Apartment 23A has an entry foyer that leads to a rounded, 9-foot-wide gallery that leads to a 28-foot-long, corner living/dining room next to a 23-foot-wide kitchen with a breakfast area with a banquette that opens onto a 17-foot-long family room that leads to a 12-foot-long playroom.  The apartment also has a 14-foot-long study, two bedrooms and a 12-foot-long maid’s/home office. 

Apartment 22H is a five-bedroom unit that has a 10-foot-wide entry foyer that opens onto a 20-foot-wide living room and a 21-foot-wide open dining room next to a 15-foot-long kitchen. 

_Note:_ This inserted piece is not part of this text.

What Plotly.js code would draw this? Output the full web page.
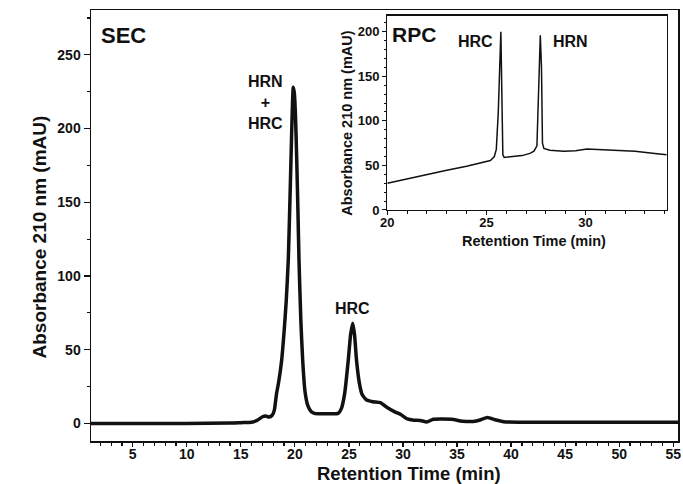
<!DOCTYPE html>
<html>
<head>
<meta charset="utf-8">
<script src="https://cdn.plot.ly/plotly-3.0.1.min.js"></script>
<style>html,body{margin:0;padding:0;background:#fff;}#chart{width:683px;height:484px;}</style>
</head>
<body>
<div id="chart"></div>
<script>
// SEC chromatogram (main plot)
const secTime = [1.14, 5, 10, 14, 15, 16, 16.5, 17.0, 17.3, 17.6, 17.9, 18.1, 18.3, 18.5, 18.78, 19.0, 19.2, 19.39, 19.52, 19.64, 19.75, 19.85, 19.95, 20.05, 20.17, 20.28, 20.38, 20.55, 20.72, 20.93, 21.2, 21.5, 21.8, 22.5, 23.3, 24.0, 24.3, 24.6, 24.94, 25.15, 25.35, 25.52, 25.7, 25.95, 26.2, 26.6, 27.2, 27.9, 28.5, 29.2, 29.8, 30.4, 31.0, 31.6, 32.2, 32.8, 33.5, 34.5, 35.5, 36.5, 37.2, 37.8, 38.5, 39.5, 41, 45, 50, 55.44];
const secAbs  = [0, 0, 0, 0.2, 0.5, 0.8, 2, 4.5, 5, 4.3, 5.5, 9, 20, 28, 43, 62, 83, 111, 145, 179, 210, 228, 224, 210, 179, 145, 111, 70, 43, 22, 12, 8, 6.8, 6.5, 6.5, 6.8, 10, 20, 43, 60, 68, 60, 43, 28, 20, 16, 14.7, 14, 11, 8, 6, 3, 2.2, 2, 1, 2.8, 3, 2.8, 1.5, 1.3, 2.5, 4, 2.5, 1, 0.8, 0.7, 0.8, 0.7];

// RPC chromatogram (inset)
const rpcTime = [20, 21, 22, 23, 24, 25, 25.2, 25.4, 25.5, 25.6, 25.68, 25.73, 25.78, 25.83, 25.9, 26.2, 26.8, 27.2, 27.4, 27.55, 27.63, 27.72, 27.78, 27.83, 27.9, 28.2, 28.9, 29.5, 30.07, 30.5, 31.5, 32.5, 33.5, 34.1];
const rpcAbs  = [30, 35, 40, 44.5, 49, 54, 55.5, 60, 68, 110, 180, 200, 130, 62, 59, 59.5, 61, 63.5, 66, 72, 120, 196, 160, 75, 69, 67, 66, 66.5, 68.5, 68, 67, 66, 63.5, 62];

// Tick labels
const secXTicks = [5, 10, 15, 20, 25, 30, 35, 40, 45, 50, 55];
const secYTicks = [0, 50, 100, 150, 200, 250];
const rpcXTicks = [20, 25, 30];
const rpcYTicks = [0, 50, 100, 150, 200];

const FONT = 'Liberation Sans, Arial, Helvetica, sans-serif';
const INK = '#111';

const traces = [
  {x: secTime, y: secAbs, type: 'scatter', mode: 'lines', xaxis: 'x', yaxis: 'y',
   line: {color: INK, width: 3.5, shape: 'spline', smoothing: 0.5}, hoverinfo: 'x+y', name: 'SEC'},
  {x: rpcTime, y: rpcAbs, type: 'scatter', mode: 'lines', xaxis: 'x2', yaxis: 'y2',
   line: {color: INK, width: 1.5}, hoverinfo: 'x+y', name: 'RPC'}
];

const axisCommon = {showgrid: false, zeroline: false, showline: true, linecolor: INK, mirror: true, ticks: 'outside', tickcolor: INK};

const layout = {
  width: 683, height: 484,
  margin: {l: 91, r: 5, t: 10, b: 43},
  paper_bgcolor: '#fff', plot_bgcolor: '#fff',
  showlegend: false,
  font: {family: FONT, color: INK, weight: 'bold'},
  xaxis: Object.assign({}, axisCommon, {
    domain: [0, 1], range: [1.14, 55.44], tickmode: 'array', tickvals: secXTicks,
    ticklen: 4, linewidth: 1.5, tickwidth: 1.2, ticklabelstandoff: -4,
    tickfont: {family: FONT, size: 14, color: INK, weight: 'bold'},
    minor: {tickmode: 'linear', tick0: 0, dtick: 1, ticklen: 3, ticks: 'outside', tickcolor: INK}
  }),
  yaxis: Object.assign({}, axisCommon, {
    domain: [0, 1], range: [-11.95, 280.4], tickmode: 'array', tickvals: secYTicks,
    ticklen: 6, linewidth: 1.5, tickwidth: 1.2,
    tickfont: {family: FONT, size: 14, color: INK, weight: 'bold'},
    minor: {tickmode: 'linear', tick0: 0, dtick: 25, ticklen: 3, ticks: 'outside', tickcolor: INK}
  }),
  xaxis2: Object.assign({}, axisCommon, {
    anchor: 'y2', domain: [0.5048, 0.9808], range: [20, 34.1], tickmode: 'array', tickvals: rpcXTicks,
    ticklen: 4, linewidth: 1.2, tickwidth: 1, ticklabelstandoff: -4,
    tickfont: {family: FONT, size: 13, color: INK, weight: 'bold'},
    minor: {tickmode: 'linear', tick0: 0, dtick: 1, ticklen: 2.5, ticks: 'outside', tickcolor: INK}
  }),
  yaxis2: Object.assign({}, axisCommon, {
    anchor: 'x2', domain: [0.536, 0.9868], range: [0, 218], tickmode: 'array', tickvals: rpcYTicks,
    ticklen: 4, linewidth: 1.2, tickwidth: 1,
    tickfont: {family: FONT, size: 13, color: INK, weight: 'bold'},
    minor: {tickmode: 'linear', tick0: 0, dtick: 10, ticklen: 2.5, ticks: 'outside', tickcolor: INK}
  }),
  annotations: [
    // axis titles
    {text: 'Retention Time (min)', xref: 'paper', yref: 'paper', x: 0.5417, y: -0.0765, xanchor: 'center', yanchor: 'middle', showarrow: false,
     font: {family: FONT, size: 18.5, color: INK, weight: 'bold'}},
    {text: 'Absorbance 210 nm (mAU)', xref: 'paper', yref: 'paper', x: -0.0869, y: 0.4745, xanchor: 'center', yanchor: 'middle', textangle: -90, showarrow: false,
     font: {family: FONT, size: 19, color: INK, weight: 'bold'}},
    {text: 'Retention Time (min)', xref: 'paper', yref: 'paper', x: 0.7547, y: 0.4645, xanchor: 'center', yanchor: 'middle', showarrow: false,
     font: {family: FONT, size: 14.5, color: INK, weight: 'bold'}},
    {text: 'Absorbance 210 nm (mAU)', xref: 'paper', yref: 'paper', x: 0.4365, y: 0.7367, xanchor: 'center', yanchor: 'middle', textangle: -90, showarrow: false,
     font: {family: FONT, size: 14.5, color: INK, weight: 'bold'}},
    // panel labels
    {text: 'SEC', xref: 'x', yref: 'y', x: 4.1, y: 263.4, xanchor: 'center', yanchor: 'middle', showarrow: false,
     font: {family: FONT, size: 22, color: INK, weight: 'bold'}},
    {text: 'RPC', xref: 'x2', yref: 'y2', x: 21.35, y: 197.4, xanchor: 'center', yanchor: 'middle', showarrow: false,
     font: {family: FONT, size: 21, color: INK, weight: 'bold'}},
    // peak labels
    {text: 'HRN<br>+<br>HRC', xref: 'x', yref: 'y', x: 17.28, y: 217.8, xanchor: 'center', yanchor: 'middle', showarrow: false, align: 'center',
     font: {family: FONT, size: 16, color: INK, weight: 'bold'}},
    {text: 'HRC', xref: 'x', yref: 'y', x: 25.33, y: 78.0, xanchor: 'center', yanchor: 'middle', showarrow: false,
     font: {family: FONT, size: 16, color: INK, weight: 'bold'}},
    {text: 'HRC', xref: 'x2', yref: 'y2', x: 24.47, y: 188.8, xanchor: 'center', yanchor: 'middle', showarrow: false,
     font: {family: FONT, size: 16, color: INK, weight: 'bold'}},
    {text: 'HRN', xref: 'x2', yref: 'y2', x: 29.23, y: 188.8, xanchor: 'center', yanchor: 'middle', showarrow: false,
     font: {family: FONT, size: 16, color: INK, weight: 'bold'}}
  ]
};

Plotly.newPlot('chart', traces, layout, {staticPlot: true, displayModeBar: false});
</script>
</body>
</html>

Apartment 37A has an entry hall that leads to a 42-foot-long living/dining room next to a 19-foot-long kitchen.  The apartment has four bedrooms and a 24-foot-long family room.

 

History

The second major building in Millennium Partner's Lincoln Square complex was One Lincoln Square, which was completed in 1995 and deigned by Gary Edward Handel & Associates and Schuman, Lichtenstein, Claman & Efron. That building is a 30-story tower with 143 apartments that is the most visible of the three developments as it is at the northern end of the open spaces in front of Lincoln Center. While its design also incorporated a large red-brick masonry base at 67th Street, the tower, placed at 66th Street, had a much more modern glass and metal façade. The third building, the Grand Millennium, was also a rather modern looking 32-story apartment and retail building on the west side of Broadway between 66th and 67th Streets. 

While the Millennium Tower is marred by its unattractive masonry base, all three Millennium Partners' buildings here very significantly reinforced the Lincoln Center district with their expansive retail spaces, which originally included a large Barnes & Noble bookstore at One Lincoln Square and, until 2007, a huge Tower Records in the Grand Millennium. The crowds attending the movie theaters at the Millennium Tower give a constant pedestrian traffic to an area otherwise congested mostly at curtain time at Lincoln Center. Together, this area is surpassed in liveliness only by Times Square and its Theater District.